Poco después de haber empezado a enseñar apicultura en el Réfous decidí dedicarme de lleno a la educación, ya no como una actividad paralela sino asumiendo el ejercicio de aprender y enseñar como mi oficio, como mi forma de vida. Renuncié a mi trabajo como ingeniero, volví a la universidad para hacer una maestría en educación y seguí yendo todos los sábados al Réfous. Yo creo que a Monsieur le gustó mi decisión; siempre me apoyó y me animó, pero también me hizo ver lo lejos que estaba de ser un profesor de verdad. Con el tiempo, y gracias a él, entendí que cualquiera puede dar una explicación, y que algunas personas explican mejor que otras, pero eso poco tiene que ver con ser un buen profesor.

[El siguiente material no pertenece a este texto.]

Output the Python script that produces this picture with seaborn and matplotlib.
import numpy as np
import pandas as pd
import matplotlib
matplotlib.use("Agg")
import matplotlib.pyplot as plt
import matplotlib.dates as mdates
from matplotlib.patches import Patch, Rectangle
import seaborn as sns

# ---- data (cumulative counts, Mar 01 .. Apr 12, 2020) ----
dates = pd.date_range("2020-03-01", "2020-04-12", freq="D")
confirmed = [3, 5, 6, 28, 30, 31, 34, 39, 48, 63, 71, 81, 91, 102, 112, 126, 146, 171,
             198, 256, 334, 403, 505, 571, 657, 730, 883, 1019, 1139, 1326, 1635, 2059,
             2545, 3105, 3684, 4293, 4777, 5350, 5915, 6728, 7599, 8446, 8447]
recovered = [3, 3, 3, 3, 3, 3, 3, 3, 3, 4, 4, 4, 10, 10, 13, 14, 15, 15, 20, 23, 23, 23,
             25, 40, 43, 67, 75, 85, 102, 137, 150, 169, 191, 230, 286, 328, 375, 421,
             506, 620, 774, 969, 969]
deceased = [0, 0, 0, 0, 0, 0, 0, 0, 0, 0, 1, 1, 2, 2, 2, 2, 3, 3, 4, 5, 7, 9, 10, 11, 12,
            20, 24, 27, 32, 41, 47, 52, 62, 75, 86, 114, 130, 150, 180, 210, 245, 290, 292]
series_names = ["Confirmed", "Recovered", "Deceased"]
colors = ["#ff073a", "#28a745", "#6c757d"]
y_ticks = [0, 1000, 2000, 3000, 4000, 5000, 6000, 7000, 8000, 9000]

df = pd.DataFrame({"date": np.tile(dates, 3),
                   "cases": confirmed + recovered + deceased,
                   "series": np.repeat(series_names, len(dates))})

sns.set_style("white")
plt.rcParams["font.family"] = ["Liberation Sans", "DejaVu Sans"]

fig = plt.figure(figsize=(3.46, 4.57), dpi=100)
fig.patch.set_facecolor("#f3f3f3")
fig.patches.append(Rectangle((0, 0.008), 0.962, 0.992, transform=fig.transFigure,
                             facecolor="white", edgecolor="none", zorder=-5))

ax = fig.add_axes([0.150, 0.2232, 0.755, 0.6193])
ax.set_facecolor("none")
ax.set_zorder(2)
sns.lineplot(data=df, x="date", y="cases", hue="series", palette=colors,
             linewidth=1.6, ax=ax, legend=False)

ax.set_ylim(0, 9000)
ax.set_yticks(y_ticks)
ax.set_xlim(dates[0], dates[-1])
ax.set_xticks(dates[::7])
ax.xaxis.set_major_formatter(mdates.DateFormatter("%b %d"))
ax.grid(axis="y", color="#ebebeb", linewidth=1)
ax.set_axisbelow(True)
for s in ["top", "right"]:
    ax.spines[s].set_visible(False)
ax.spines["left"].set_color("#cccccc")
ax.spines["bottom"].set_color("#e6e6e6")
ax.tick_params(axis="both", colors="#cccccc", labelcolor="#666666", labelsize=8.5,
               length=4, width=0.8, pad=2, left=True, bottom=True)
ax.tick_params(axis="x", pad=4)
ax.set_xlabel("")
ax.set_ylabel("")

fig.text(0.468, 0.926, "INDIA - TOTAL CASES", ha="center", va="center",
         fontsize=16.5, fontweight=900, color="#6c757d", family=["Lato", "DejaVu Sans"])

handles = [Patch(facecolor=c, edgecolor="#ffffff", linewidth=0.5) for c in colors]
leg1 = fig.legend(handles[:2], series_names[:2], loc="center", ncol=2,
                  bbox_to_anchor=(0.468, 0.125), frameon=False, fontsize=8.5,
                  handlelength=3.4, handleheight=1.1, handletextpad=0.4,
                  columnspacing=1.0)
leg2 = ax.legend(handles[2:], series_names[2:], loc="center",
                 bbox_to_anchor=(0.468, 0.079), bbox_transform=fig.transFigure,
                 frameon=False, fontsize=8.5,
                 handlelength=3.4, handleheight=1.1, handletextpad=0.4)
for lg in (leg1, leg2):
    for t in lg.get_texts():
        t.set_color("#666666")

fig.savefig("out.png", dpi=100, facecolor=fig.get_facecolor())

Ser un buen profesor es algo mucho más complejo que saber explicar bien.
Todos los sábados yo llegaba muy temprano al colegio para hablar con Monsieur antes de ir al apiario. Él siempre estaba oyendo música; me preguntaba si sabía qué oíamos y cuando yo respondía que no —que era casi siempre—, él me enseñaba. Después me preguntaba qué había hecho de nuevo, qué había aprendido, qué ideas tenía para el curso de apicultura y cuándo íbamos a tener miel. También me preguntaba qué sabía yo de algún tema y mi respuesta, al igual que con la música, casi siempre era que no sabía nada. Monsieur escribía una referencia en una cartulina recortada, me la entregaba, me miraba y me decía con voz firme: “¡Para la próxima semana!”. Esa era mi tarea. Por lo general, era algo de educación, filosofía o matemáticas.

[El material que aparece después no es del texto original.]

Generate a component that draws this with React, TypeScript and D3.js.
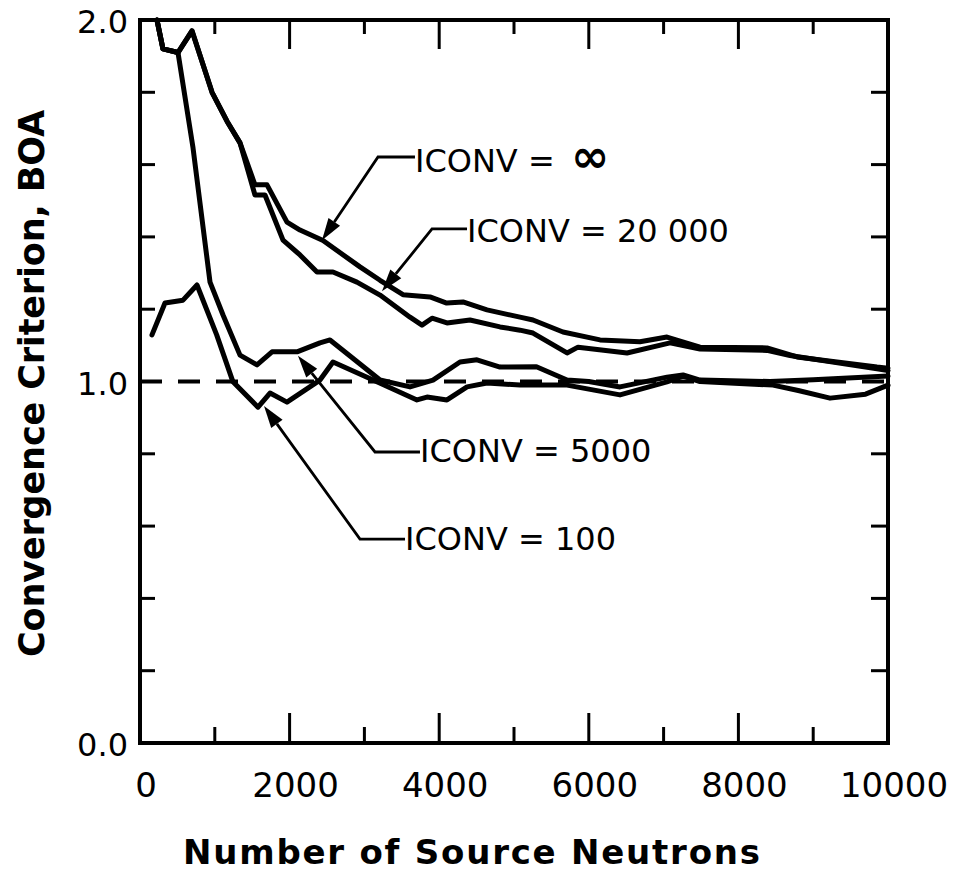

Tuvimos esas charlas durante más o menos dieciséis años. Al principio, cuando yo era profesor de apicultura, caminábamos por el colegio mientras hablábamos. Después, con el paso de los años, las caminatas se hicieron más cortas y el tiempo que pasábamos sentados en alguno de los jardines del colegio se hizo más largo. Al final, los últimos años, nos quedábamos todo el tiempo en la oficina, ya no estábamos solos, había muchos silencios —que de ninguna manera eran incómodos— y yo me quedaba con él casi toda la mañana. Cuando Monsieur murió, yo sentí una tristeza muy profunda, miedo y un enorme vacío.
¡Cómo me hacen de falta esas charlas con Monsieur, mi gran maestro, a quien siempre recordaré con infinita gratitud!